_INFORMATION SUPPLIED:_
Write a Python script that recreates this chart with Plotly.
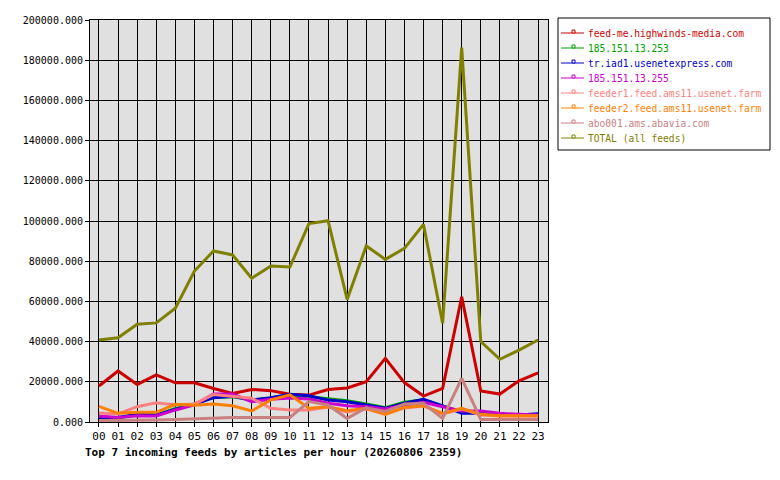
import plotly.graph_objects as go

hours = ["%02d" % h for h in range(24)]

feed_me = [17900, 25400, 18700, 23400, 19500, 19500, 16700, 14200, 16200, 15600, 13800, 13400,
           16200, 16900, 20000, 31700, 19600, 12900, 16700, 62300, 15400, 13900, 20500, 24500]
ip_253 = [2300, 2000, 3600, 3300, 6800, 9000, 12300, 12500, 11000, 12000, 13600, 12600,
          11300, 10600, 9000, 7100, 9800, 11000, 8000, 5000, 4500, 3500, 3500, 3500]
tr_iad1 = [2300, 2300, 3800, 3500, 6300, 8800, 12100, 12800, 10900, 12100, 13800, 13100,
           10900, 10100, 8500, 6800, 9300, 11300, 8000, 4300, 4500, 3500, 3500, 4100]
ip_255 = [3000, 2300, 3100, 3000, 6000, 8500, 13900, 13900, 10100, 11300, 12000, 11400,
          9300, 8100, 7600, 6500, 8500, 9800, 7600, 5500, 5500, 4300, 3800, 3500]
feeder1 = [4500, 4000, 7600, 9600, 8500, 9000, 13700, 12600, 11800, 6800, 6000, 6000,
           7500, 5000, 6500, 4000, 7000, 8000, 4000, 6500, 3500, 3000, 3000, 3000]
feeder2 = [7800, 4300, 4800, 4800, 8800, 8300, 9000, 8100, 5500, 11000, 13500, 6800,
           7600, 5600, 6800, 3800, 7300, 8100, 4300, 6800, 3800, 3100, 3100, 3100]
abo001 = [700, 700, 800, 1000, 1300, 1700, 2000, 2300, 2200, 2300, 2300, 10200,
          8500, 1800, 7100, 5300, 9000, 9300, 1800, 21700, 1300, 1300, 1200, 1200]
total = [40800, 41900, 48600, 49300, 56600, 75100, 85100, 83100, 71500, 77600, 77100, 98700,
         100100, 61000, 87600, 80900, 86400, 98300, 49100, 186300, 40000, 31200, 35800, 40800]

names = ["feed-me.highwinds-media.com", "185.151.13.253", "tr.iad1.usenetexpress.com",
         "185.151.13.255", "feeder1.feed.ams11.usenet.farm", "feeder2.feed.ams11.usenet.farm",
         "abo001.ams.abavia.com", "TOTAL (all feeds)"]
series = [feed_me, ip_253, tr_iad1, ip_255, feeder1, feeder2, abo001, total]
colors = ["#cc0000", "#00a000", "#0000cc", "#cc00cc", "#ff8080", "#ff8000", "#c88080", "#808000"]

FONT = "DejaVu Sans Mono"

# the page body has an 8px margin, so the figure is a bit smaller than the window
OFF = 8
W, H = 764, 464
# plot area as seen on screen
PL, PR, PT, PB = 90, 548, 20, 422
def px(x): return (x - PL) / (PR - PL)
def py(y): return (PB - y) / (PB - PT)

fig = go.Figure()

for name, vals, col in zip(names, series, colors):
    fig.add_trace(go.Scatter(
        x=hours, y=vals, mode="lines", name=name,
        line=dict(color=col, width=3),
        showlegend=False,
    ))

fig.update_xaxes(
    type="category",
    range=[-0.47, 23.52],
    showgrid=True, gridcolor="black", gridwidth=1,
    showline=True, linecolor="black", linewidth=1, mirror=True,
    ticks="outside", ticklen=4, tickcolor="black",
    tickfont=dict(family=FONT, size=11, color="black"),
    fixedrange=True,
)
fig.update_yaxes(
    range=[0, 200000], dtick=20000,
    tickformat=".3f",
    showgrid=True, gridcolor="black", gridwidth=1,
    zeroline=False,
    showline=True, linecolor="black", linewidth=1, mirror=True,
    ticks="outside", ticklen=4, tickcolor="black",
    tickfont=dict(family=FONT, size=10, color="black"),
    fixedrange=True,
)

fig.update_layout(
    width=W, height=H,
    margin=dict(l=PL - OFF, r=W - (PR - OFF), t=PT - OFF, b=H - (PB - OFF),
                pad=0, autoexpand=False),
    paper_bgcolor="white",
    plot_bgcolor="#e0e0e0",
    font=dict(family=FONT, size=10, color="black"),
    showlegend=False,
)

# hand-drawn legend box -------------------------------------------------------
fig.add_shape(type="rect", xref="paper", yref="paper",
              x0=px(558), x1=px(770), y0=py(150), y1=py(18),
              line=dict(color="black", width=1), fillcolor="white", layer="above")
for i, (name, col) in enumerate(zip(names, colors)):
    yy = 33 + 15 * i
    fig.add_shape(type="line", xref="paper", yref="paper",
                  x0=px(561), x1=px(584), y0=py(yy), y1=py(yy),
                  line=dict(color=col, width=1), layer="above")
    fig.add_shape(type="rect", xref="paper", yref="paper",
                  x0=px(572), x1=px(575), y0=py(yy), y1=py(yy - 3),
                  line=dict(color=col, width=1), fillcolor="white", layer="above")
    fig.add_annotation(text=name, x=px(586), y=py(yy), xref="paper", yref="paper",
                       xanchor="left", yanchor="middle", showarrow=False,
                       font=dict(family=FONT, size=9.6, color=col))

fig.add_annotation(
    text="<b>Top 7 incoming feeds by articles per hour (20260806 2359)</b>",
    x=px(83), y=py(452), xref="paper", yref="paper", xanchor="left", yanchor="middle",
    showarrow=False,
    font=dict(family=FONT, size=11, color="black"),
)

fig.write_html("out.html")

_STATED PROBLEM:_
Without including any pictures, reproduce the listing exactly.

_SOLUTION:_
Write a Python script that recreates this chart with Plotly.
import plotly.graph_objects as go

hours = ["%02d" % h for h in range(24)]

feed_me = [17900, 25400, 18700, 23400, 19500, 19500, 16700, 14200, 16200, 15600, 13800, 13400,
           16200, 16900, 20000, 31700, 19600, 12900, 16700, 62300, 15400, 13900, 20500, 24500]
ip_253 = [2300, 2000, 3600, 3300, 6800, 9000, 12300, 12500, 11000, 12000, 13600, 12600,
          11300, 10600, 9000, 7100, 9800, 11000, 8000, 5000, 4500, 3500, 3500, 3500]
tr_iad1 = [2300, 2300, 3800, 3500, 6300, 8800, 12100, 12800, 10900, 12100, 13800, 13100,
           10900, 10100, 8500, 6800, 9300, 11300, 8000, 4300, 4500, 3500, 3500, 4100]
ip_255 = [3000, 2300, 3100, 3000, 6000, 8500, 13900, 13900, 10100, 11300, 12000, 11400,
          9300, 8100, 7600, 6500, 8500, 9800, 7600, 5500, 5500, 4300, 3800, 3500]
feeder1 = [4500, 4000, 7600, 9600, 8500, 9000, 13700, 12600, 11800, 6800, 6000, 6000,
           7500, 5000, 6500, 4000, 7000, 8000, 4000, 6500, 3500, 3000, 3000, 3000]
feeder2 = [7800, 4300, 4800, 4800, 8800, 8300, 9000, 8100, 5500, 11000, 13500, 6800,
           7600, 5600, 6800, 3800, 7300, 8100, 4300, 6800, 3800, 3100, 3100, 3100]
abo001 = [700, 700, 800, 1000, 1300, 1700, 2000, 2300, 2200, 2300, 2300, 10200,
          8500, 1800, 7100, 5300, 9000, 9300, 1800, 21700, 1300, 1300, 1200, 1200]
total = [40800, 41900, 48600, 49300, 56600, 75100, 85100, 83100, 71500, 77600, 77100, 98700,
         100100, 61000, 87600, 80900, 86400, 98300, 49100, 186300, 40000, 31200, 35800, 40800]

names = ["feed-me.highwinds-media.com", "185.151.13.253", "tr.iad1.usenetexpress.com",
         "185.151.13.255", "feeder1.feed.ams11.usenet.farm", "feeder2.feed.ams11.usenet.farm",
         "abo001.ams.abavia.com", "TOTAL (all feeds)"]
series = [feed_me, ip_253, tr_iad1, ip_255, feeder1, feeder2, abo001, total]
colors = ["#cc0000", "#00a000", "#0000cc", "#cc00cc", "#ff8080", "#ff8000", "#c88080", "#808000"]

FONT = "DejaVu Sans Mono"

# the page body has an 8px margin, so the figure is a bit smaller than the window
OFF = 8
W, H = 764, 464
# plot area as seen on screen
PL, PR, PT, PB = 90, 548, 20, 422
def px(x): return (x - PL) / (PR - PL)
def py(y): return (PB - y) / (PB - PT)

fig = go.Figure()

for name, vals, col in zip(names, series, colors):
    fig.add_trace(go.Scatter(
        x=hours, y=vals, mode="lines", name=name,
        line=dict(color=col, width=3),
        showlegend=False,
    ))

fig.update_xaxes(
    type="category",
    range=[-0.47, 23.52],
    showgrid=True, gridcolor="black", gridwidth=1,
    showline=True, linecolor="black", linewidth=1, mirror=True,
    ticks="outside", ticklen=4, tickcolor="black",
    tickfont=dict(family=FONT, size=11, color="black"),
    fixedrange=True,
)
fig.update_yaxes(
    range=[0, 200000], dtick=20000,
    tickformat=".3f",
    showgrid=True, gridcolor="black", gridwidth=1,
    zeroline=False,
    showline=True, linecolor="black", linewidth=1, mirror=True,
    ticks="outside", ticklen=4, tickcolor="black",
    tickfont=dict(family=FONT, size=10, color="black"),
    fixedrange=True,
)

fig.update_layout(
    width=W, height=H,
    margin=dict(l=PL - OFF, r=W - (PR - OFF), t=PT - OFF, b=H - (PB - OFF),
                pad=0, autoexpand=False),
    paper_bgcolor="white",
    plot_bgcolor="#e0e0e0",
    font=dict(family=FONT, size=10, color="black"),
    showlegend=False,
)

# hand-drawn legend box -------------------------------------------------------
fig.add_shape(type="rect", xref="paper", yref="paper",
              x0=px(558), x1=px(770), y0=py(150), y1=py(18),
              line=dict(color="black", width=1), fillcolor="white", layer="above")
for i, (name, col) in enumerate(zip(names, colors)):
    yy = 33 + 15 * i
    fig.add_shape(type="line", xref="paper", yref="paper",
                  x0=px(561), x1=px(584), y0=py(yy), y1=py(yy),
                  line=dict(color=col, width=1), layer="above")
    fig.add_shape(type="rect", xref="paper", yref="paper",
                  x0=px(572), x1=px(575), y0=py(yy), y1=py(yy - 3),
                  line=dict(color=col, width=1), fillcolor="white", layer="above")
    fig.add_annotation(text=name, x=px(586), y=py(yy), xref="paper", yref="paper",
                       xanchor="left", yanchor="middle", showarrow=False,
                       font=dict(family=FONT, size=9.6, color=col))

fig.add_annotation(
    text="<b>Top 7 incoming feeds by articles per hour (20260806 2359)</b>",
    x=px(83), y=py(452), xref="paper", yref="paper", xanchor="left", yanchor="middle",
    showarrow=False,
    font=dict(family=FONT, size=11, color="black"),
)

fig.write_html("out.html")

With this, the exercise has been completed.